From gallery of W Eric Martin


In practice, some of those more limited words can still be guessed the old-fashioned way: creative clue-giving combined with the process of elimination. In one game, my partner gave the clue "queen - 2", and it was easy to guess "King Arthur" as one of the two words matching "queen", but I scanned fruitlessly for its partner — until I suddenly realized that she probably meant "Joan of Arc", simply because this card was the only one in play with the name of a female human. Success! (After the game, she confirmed that line of thinking. Joan of Arc wasn't a queen, but that clue would likely get me to that card, and in the end that's all that matters.)

Board Game: Codenames: Duet
Codenames Duet differs from Codenames in that this new game is fully cooperative instead of being played with competing teams. You lay out 25 word cards in a 5x5 grid like normal, but you place a double-sided code card (one side shown at left) between the two players. I see the nine agents (shown in green) that I want my partner to guess and three assassins that I want my partner to avoid (in black). Either player can give the first clue, then players alternate after that, trying to identify all fifteen agents within nine turns.

The tricky part is that my partner's side of the card also shows nine agents and three assassins, and of those three assassins, one of them is an assassin on my side of the code card, one of them is an innocent bystander (shown in tan), and one of them is an agent. This last one is a double agent, I suppose, since I'm trying to get my partner to guess this card, yet if I choose the card on my turn, we lose the game.

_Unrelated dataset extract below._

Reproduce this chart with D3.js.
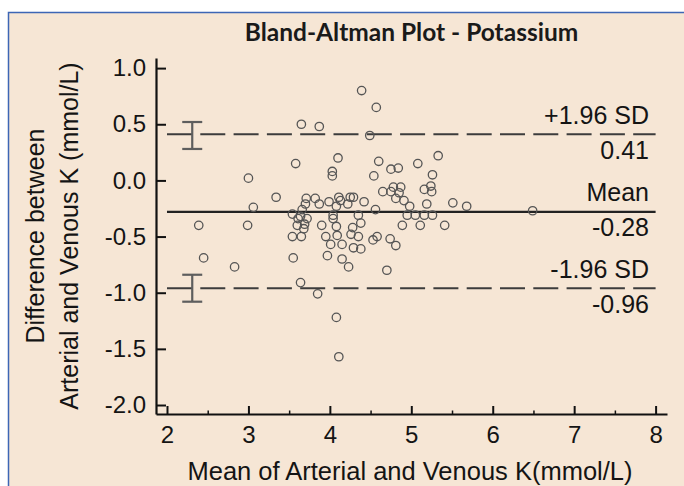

Thus, Codenames Duet often puts you in a bind. You know that at some point you'll need to correctly identify one of the three assassins you see as an agent — but which one? The cool part about this bind is that once you do guess the right assassin, you know that the other two assassins shouldn't ever be guessed since they're worthless to you. Your partner doesn't know that you know this since you're not supposed to share info, but you can feel satisfied internally and leave it at that.


From gallery of W Eric Martin


You each have nine agents depicted on your side of the code card, but three of those agents are shared; each of us knows those three agents, but we don't know that we both know. This (unwitting) sharing of information gives you another chance to interact in subtle ways. Your partner gives a clue that might work for a few different cards, but one of them is an agent on your side, so that gives you an incentive to choose it — although one of those agents is an assassin, so hmm...

Another challenging aspect of Codenames Duet is that you want to track guesses and information in a way that records who did what. We place the agents and bystanders on the cards so that they face the person who guessed them. If someone is facing me, that means I discovered their identity on my partner's side of the code card; my partner, however, knows nothing about their identity on my side of the code card. Is this revealed agent also an agent on my side? I know it is, which means I have one fewer agent to clue, but that's my info, not theirs. The person I see as a bystander might actually be an agent that they have to guess.

I've played more than twenty games so far on four-fifths of a copy that Czech Games Edition gave me after the 2017 Origins Game Fair. One strong difference from the original game is that Codenames Duet is a lot quieter. When playing Codenames, teams trying to guess words tend to discuss things openly, which gives information to both cluegivers as well as the other team, but in Codenames Duet you know information that the other player doesn't, so you can't say, "Well, it can't be 'scarecrow' because that's an assassin on my side and I've already guessed the 'fog' assassin." You just sit and stare and eventually guess.

And sometimes you die. In Codenames when a team guesses the assassin, the other team breaks out in huzzahs and cheers; in Codenames Duet, you both slump in the chair, defeated. If Codenames were Star Wars, with two factions facing off against one another with one sure to win in the end, Codenames Duet is Rogue One, with the two of you in a race against time, often cowering on the beach as the world blows up around you.

Then you flip over the word cards and try again.

•••


Board Game: Codenames: Duet


One new addition to Codenames Duet — something not in the original design from Scot Eaton (which was heavily developed by CGE) or in the original Codenames — is a campaign mode that allows you to increase the difficulty of the game. In my 20+ playings, we've won only 3-4 times, with two of those wins coming in sudden death. (If after nine rounds you haven't identified all fifteen agents, then you enter sudden death. Either player can finger one of the word cards, and if it's an agent from the other player's perspective, then you mark it as such and continue or win; if it's not an agent, then you've lost the game.) Thus, we've stayed away from the campaign mode so far.

How campaign mode works: If you've won the normal Codenames Duet set-up, which starts with nine bystander tokens on the side of the playing area with players having nine rounds, then you can mark off Prague on the map and travel to an adjacent city. Maybe you'll go to Moscow where you start with only eight bystander tokens and have only eight rounds in which to identify the fifteen agents. If you survive Moscow, you can travel to Bangkok where you have only seven of each — or you can head to Yakutsk, where you have eight tokens, but only four bystanders.

During the normal game, if you voluntarily stop guessing after one or more successes, then you take one of the bystander tokens and flip it over to show a file. (Thus, whether you hit a bystander or stop on your own, one token is removed from play.) The number of tokens thus indicates how many turns remain in the game. If you go to Yakutsk, then you start with four bystanders and four files. If you stop voluntarily, then you take a file; if you finger a bystander, then you place a bystander; if you can't place a bystander token (because you've already placed them all), then you must take two file tokens, flip them to the bystander side, and place both of them on the word card. Boom — two turns lost in one go.

Maybe I'll get to travel the world of secret agents at some point, but I need to improve my clue-giving before that can happen!